Expect around ₽2.4 million UZS ($187 USD) per year in bank account fees. That includes maintenance, transaction limits, and the joy of navigating a banking sector that’s still modernizing. Some banks are better than others. Shop around. Avoid the ones that treat every foreign transfer like a money laundering investigation.

What They Don’t Tell You

Numbers are one thing. Context is another.

Currency risk is real. The Uzbek Sum has been more stable since the 2017 liberalization, but inflation can still bite. If you’re billing in USD or EUR and paying expenses in UZS, you’re mostly fine. Reverse that, and you might feel the squeeze.

Compliance culture is improving but inconsistent. Tashkent is one thing. Regional cities are another. If you’re operating outside the capital, expect slower bureaucracy and less English fluency. Budget extra time and patience.

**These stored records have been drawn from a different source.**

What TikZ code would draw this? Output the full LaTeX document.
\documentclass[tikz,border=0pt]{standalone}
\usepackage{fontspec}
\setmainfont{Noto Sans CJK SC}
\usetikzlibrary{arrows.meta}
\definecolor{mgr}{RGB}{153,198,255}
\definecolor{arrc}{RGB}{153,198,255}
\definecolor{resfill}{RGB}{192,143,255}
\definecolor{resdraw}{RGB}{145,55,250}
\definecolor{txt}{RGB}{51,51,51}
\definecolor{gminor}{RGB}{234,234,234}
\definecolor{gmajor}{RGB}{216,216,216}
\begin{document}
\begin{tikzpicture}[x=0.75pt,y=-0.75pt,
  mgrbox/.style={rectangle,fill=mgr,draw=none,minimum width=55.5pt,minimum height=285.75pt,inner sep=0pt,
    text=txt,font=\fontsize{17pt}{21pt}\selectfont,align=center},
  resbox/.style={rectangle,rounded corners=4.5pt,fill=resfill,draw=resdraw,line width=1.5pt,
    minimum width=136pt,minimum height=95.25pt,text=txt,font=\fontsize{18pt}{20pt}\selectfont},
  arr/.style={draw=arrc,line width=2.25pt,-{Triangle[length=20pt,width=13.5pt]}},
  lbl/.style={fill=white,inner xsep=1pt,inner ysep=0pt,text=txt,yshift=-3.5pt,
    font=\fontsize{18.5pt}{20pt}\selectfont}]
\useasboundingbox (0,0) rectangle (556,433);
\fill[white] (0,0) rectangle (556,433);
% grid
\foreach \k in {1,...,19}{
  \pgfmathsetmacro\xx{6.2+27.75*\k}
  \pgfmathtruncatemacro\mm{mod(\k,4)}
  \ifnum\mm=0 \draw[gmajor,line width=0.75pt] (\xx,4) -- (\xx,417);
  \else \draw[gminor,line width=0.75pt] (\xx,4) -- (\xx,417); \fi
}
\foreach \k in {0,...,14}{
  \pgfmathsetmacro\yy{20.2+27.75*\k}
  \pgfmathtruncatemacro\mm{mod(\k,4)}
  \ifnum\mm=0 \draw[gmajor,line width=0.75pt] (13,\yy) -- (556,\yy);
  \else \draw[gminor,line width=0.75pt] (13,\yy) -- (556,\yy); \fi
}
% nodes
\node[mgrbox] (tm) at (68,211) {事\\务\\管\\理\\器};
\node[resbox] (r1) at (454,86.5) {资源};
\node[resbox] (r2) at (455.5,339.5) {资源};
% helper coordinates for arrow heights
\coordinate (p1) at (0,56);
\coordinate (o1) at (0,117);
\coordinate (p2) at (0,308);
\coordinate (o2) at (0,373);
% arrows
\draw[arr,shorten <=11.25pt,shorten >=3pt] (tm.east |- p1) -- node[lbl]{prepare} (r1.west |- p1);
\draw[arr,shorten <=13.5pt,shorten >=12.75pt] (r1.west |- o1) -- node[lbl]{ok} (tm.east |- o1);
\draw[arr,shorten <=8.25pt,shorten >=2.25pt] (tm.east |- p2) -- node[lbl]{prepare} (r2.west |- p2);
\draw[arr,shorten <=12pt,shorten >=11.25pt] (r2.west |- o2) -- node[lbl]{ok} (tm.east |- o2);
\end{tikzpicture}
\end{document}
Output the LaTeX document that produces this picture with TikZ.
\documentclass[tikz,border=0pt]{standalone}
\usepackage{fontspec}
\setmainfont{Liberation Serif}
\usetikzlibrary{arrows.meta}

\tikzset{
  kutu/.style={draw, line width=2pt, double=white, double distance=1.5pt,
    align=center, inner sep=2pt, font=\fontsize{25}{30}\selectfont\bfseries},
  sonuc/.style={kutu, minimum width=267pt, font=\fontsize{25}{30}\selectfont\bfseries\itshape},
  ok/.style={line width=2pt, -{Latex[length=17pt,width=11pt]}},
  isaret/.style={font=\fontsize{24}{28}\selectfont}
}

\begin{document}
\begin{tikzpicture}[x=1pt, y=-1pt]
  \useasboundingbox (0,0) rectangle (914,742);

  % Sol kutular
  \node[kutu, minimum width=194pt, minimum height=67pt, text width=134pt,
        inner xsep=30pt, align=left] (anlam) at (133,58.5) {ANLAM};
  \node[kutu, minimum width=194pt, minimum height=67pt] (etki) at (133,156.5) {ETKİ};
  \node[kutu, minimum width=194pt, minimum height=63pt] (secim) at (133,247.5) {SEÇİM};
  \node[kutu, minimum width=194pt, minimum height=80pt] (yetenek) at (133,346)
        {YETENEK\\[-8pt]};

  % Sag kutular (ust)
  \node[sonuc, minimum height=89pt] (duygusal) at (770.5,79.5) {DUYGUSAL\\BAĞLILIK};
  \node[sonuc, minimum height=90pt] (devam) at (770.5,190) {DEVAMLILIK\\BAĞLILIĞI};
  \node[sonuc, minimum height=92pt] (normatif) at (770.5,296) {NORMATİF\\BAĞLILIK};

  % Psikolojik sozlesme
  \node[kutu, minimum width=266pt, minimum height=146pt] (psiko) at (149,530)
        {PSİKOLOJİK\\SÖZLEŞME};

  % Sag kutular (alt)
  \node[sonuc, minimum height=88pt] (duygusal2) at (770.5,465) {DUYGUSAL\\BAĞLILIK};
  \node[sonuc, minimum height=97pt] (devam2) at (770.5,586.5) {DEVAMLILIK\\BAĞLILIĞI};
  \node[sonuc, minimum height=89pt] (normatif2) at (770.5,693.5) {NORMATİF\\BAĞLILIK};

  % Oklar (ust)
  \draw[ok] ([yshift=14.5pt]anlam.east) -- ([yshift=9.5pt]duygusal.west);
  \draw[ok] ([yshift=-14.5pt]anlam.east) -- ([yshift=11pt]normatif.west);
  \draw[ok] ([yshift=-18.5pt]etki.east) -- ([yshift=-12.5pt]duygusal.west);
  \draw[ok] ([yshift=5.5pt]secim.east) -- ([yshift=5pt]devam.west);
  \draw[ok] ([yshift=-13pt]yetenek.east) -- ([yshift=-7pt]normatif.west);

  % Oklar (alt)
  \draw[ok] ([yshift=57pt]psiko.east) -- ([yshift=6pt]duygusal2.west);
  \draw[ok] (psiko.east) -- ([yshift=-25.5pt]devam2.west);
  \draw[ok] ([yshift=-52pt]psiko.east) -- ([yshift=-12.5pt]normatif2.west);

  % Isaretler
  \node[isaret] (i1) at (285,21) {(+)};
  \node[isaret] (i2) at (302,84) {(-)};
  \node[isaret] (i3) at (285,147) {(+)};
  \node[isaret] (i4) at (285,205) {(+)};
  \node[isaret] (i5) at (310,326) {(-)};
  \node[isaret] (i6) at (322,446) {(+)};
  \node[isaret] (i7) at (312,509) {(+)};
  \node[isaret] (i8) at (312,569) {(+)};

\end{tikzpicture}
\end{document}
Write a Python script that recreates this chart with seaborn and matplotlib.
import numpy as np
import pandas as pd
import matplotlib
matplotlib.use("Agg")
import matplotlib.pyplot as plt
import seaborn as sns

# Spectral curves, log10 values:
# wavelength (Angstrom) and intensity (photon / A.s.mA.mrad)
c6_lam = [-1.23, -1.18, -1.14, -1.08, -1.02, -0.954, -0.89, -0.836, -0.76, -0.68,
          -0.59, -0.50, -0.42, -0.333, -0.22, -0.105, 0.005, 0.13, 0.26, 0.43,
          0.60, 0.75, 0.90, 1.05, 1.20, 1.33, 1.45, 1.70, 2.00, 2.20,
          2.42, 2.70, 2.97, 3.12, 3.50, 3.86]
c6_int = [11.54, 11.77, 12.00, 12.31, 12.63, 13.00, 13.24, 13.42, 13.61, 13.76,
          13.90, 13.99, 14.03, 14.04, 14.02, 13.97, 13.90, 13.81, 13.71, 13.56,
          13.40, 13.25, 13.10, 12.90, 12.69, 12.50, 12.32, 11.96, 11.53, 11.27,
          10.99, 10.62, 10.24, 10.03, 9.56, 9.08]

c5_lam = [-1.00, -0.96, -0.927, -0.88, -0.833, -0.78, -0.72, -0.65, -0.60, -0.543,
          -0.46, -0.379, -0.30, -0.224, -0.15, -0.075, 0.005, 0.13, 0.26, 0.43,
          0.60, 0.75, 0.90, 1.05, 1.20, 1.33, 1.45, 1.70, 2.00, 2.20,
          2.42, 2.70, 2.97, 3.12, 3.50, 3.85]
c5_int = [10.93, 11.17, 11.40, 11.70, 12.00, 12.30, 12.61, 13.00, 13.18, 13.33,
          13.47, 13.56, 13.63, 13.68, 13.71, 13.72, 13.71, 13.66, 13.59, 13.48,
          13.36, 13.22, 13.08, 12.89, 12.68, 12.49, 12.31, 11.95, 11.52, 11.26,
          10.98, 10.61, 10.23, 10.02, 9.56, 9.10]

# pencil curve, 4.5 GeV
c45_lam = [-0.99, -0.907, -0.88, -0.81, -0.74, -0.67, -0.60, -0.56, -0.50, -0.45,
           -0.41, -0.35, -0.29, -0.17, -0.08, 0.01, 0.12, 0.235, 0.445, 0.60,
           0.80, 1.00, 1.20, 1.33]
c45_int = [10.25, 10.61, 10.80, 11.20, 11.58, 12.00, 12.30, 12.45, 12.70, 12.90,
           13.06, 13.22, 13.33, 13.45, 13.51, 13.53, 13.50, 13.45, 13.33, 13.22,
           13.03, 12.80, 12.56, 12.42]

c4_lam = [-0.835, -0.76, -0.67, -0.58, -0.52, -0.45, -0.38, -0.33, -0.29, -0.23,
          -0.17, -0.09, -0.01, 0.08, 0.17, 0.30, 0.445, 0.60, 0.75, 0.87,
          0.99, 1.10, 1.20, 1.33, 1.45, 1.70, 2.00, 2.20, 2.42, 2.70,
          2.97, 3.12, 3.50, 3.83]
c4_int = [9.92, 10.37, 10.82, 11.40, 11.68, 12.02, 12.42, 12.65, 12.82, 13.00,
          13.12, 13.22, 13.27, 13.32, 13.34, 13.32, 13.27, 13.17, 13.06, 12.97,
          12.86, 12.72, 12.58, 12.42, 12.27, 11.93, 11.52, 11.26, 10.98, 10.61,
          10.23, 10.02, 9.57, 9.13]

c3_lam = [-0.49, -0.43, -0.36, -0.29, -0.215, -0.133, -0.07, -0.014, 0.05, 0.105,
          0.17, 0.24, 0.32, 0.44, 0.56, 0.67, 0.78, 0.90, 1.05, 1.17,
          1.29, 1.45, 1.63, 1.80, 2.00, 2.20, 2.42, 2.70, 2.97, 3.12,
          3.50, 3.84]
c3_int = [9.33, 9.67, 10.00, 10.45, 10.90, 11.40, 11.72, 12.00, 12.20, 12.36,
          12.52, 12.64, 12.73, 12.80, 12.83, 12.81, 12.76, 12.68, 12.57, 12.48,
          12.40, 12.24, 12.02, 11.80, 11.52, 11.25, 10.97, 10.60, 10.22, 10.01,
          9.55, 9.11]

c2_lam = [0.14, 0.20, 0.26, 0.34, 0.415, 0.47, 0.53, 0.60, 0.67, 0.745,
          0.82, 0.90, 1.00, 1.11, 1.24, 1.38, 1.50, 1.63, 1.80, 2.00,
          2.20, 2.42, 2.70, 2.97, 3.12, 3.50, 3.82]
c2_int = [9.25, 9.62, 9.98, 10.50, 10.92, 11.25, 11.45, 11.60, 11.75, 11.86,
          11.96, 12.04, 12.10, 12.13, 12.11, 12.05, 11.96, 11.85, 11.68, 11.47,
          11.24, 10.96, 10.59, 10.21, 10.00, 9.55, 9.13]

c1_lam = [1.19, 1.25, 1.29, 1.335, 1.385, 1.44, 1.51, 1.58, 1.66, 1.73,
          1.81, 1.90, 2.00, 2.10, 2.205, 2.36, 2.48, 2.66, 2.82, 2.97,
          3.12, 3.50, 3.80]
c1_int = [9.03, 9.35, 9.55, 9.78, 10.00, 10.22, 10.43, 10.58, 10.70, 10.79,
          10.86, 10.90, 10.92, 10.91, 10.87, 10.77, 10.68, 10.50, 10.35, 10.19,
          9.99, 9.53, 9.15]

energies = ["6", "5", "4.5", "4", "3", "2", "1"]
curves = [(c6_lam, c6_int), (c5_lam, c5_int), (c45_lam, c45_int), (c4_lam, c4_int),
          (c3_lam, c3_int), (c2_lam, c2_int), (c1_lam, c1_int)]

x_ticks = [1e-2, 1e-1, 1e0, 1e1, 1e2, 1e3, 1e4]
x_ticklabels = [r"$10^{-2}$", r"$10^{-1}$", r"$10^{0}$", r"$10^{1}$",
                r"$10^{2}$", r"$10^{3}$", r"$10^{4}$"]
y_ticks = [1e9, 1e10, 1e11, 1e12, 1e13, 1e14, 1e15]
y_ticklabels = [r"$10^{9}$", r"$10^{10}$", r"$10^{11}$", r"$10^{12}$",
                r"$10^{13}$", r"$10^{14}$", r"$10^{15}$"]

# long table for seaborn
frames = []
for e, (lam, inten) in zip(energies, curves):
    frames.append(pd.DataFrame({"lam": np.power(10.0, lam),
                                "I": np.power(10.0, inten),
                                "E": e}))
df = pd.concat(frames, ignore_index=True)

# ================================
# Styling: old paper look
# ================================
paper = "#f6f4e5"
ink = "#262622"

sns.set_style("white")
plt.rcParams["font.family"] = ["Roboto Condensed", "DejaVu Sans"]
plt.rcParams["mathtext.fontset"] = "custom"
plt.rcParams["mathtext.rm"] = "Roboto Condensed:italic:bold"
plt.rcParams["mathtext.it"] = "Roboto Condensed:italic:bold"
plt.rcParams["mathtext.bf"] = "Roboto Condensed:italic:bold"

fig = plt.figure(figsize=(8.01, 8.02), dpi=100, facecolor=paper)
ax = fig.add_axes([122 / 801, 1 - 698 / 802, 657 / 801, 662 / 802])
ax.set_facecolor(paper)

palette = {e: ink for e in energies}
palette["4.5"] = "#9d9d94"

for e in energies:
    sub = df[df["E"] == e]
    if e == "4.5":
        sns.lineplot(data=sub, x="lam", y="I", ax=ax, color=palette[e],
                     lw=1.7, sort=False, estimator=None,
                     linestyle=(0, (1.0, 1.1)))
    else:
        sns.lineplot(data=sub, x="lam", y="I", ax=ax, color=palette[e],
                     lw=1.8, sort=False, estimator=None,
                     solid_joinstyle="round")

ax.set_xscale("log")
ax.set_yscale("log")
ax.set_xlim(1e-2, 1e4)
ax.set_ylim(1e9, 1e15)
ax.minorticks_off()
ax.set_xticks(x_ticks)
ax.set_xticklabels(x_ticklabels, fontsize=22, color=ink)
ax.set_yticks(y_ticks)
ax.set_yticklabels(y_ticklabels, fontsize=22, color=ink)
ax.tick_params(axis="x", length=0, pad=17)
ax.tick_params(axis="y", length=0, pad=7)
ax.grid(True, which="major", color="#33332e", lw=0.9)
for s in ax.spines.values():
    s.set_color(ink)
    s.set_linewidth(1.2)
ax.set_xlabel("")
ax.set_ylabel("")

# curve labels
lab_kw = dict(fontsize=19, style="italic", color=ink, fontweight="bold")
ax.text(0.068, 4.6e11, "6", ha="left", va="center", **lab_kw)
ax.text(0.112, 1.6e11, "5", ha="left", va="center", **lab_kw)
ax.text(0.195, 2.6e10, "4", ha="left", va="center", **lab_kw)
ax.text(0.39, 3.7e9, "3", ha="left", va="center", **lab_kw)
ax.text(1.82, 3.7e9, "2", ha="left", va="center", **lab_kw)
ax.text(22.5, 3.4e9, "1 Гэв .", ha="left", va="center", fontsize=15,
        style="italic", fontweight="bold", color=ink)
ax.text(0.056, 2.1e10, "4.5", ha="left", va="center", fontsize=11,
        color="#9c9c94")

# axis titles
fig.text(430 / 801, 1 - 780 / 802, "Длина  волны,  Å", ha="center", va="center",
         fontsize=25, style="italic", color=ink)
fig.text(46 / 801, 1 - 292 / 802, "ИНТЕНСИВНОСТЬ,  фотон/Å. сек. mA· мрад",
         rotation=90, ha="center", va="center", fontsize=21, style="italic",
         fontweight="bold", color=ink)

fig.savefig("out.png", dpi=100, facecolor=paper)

Residency isn’t automatic. Setting up an MChJ doesn’t grant you the right to live in Uzbekistan long-term. You’ll need a work permit or residency visa through other channels. Don’t assume incorporation solves your mobility problem.

Is This Worth It?

Depends what you’re optimizing for.

If you’re doing business in Uzbekistan—selling to local clients, tapping into the Central Asian market—then yes. The costs are manageable. The tax regime is competitive (12% flat corporate tax for most sectors). The government genuinely wants to attract entrepreneurs, especially tech and export-focused businesses.

If you’re trying to use Uzbekistan as a pure offshore vehicle—no real presence, just paper incorporation—this probably isn’t your play. You’ll still need substance (office, employees, real activity) to avoid CFC rules in your home country and to satisfy Uzbek regulators.

The upfront cost of roughly $850 USD and annual maintenance of $2,000–$9,000 USD makes this a low-to-mid-cost jurisdiction. It’s not the Seychelles. But it’s not Switzerland either. For a real business with regional ambitions, the economics work.

Just remember: cheap incorporation means nothing if you can’t manage ongoing compliance. Uzbekistan’s digitalization is a double-edged sword. It’s easier to file online. It’s also easier for the tax authority to notice when you don’t.

I keep my data updated as new sources emerge. Regulations shift. Costs creep. If you’re planning a move here, verify current fees with a local advisor before you wire any money. The framework is solid, but the devil lives in the execution.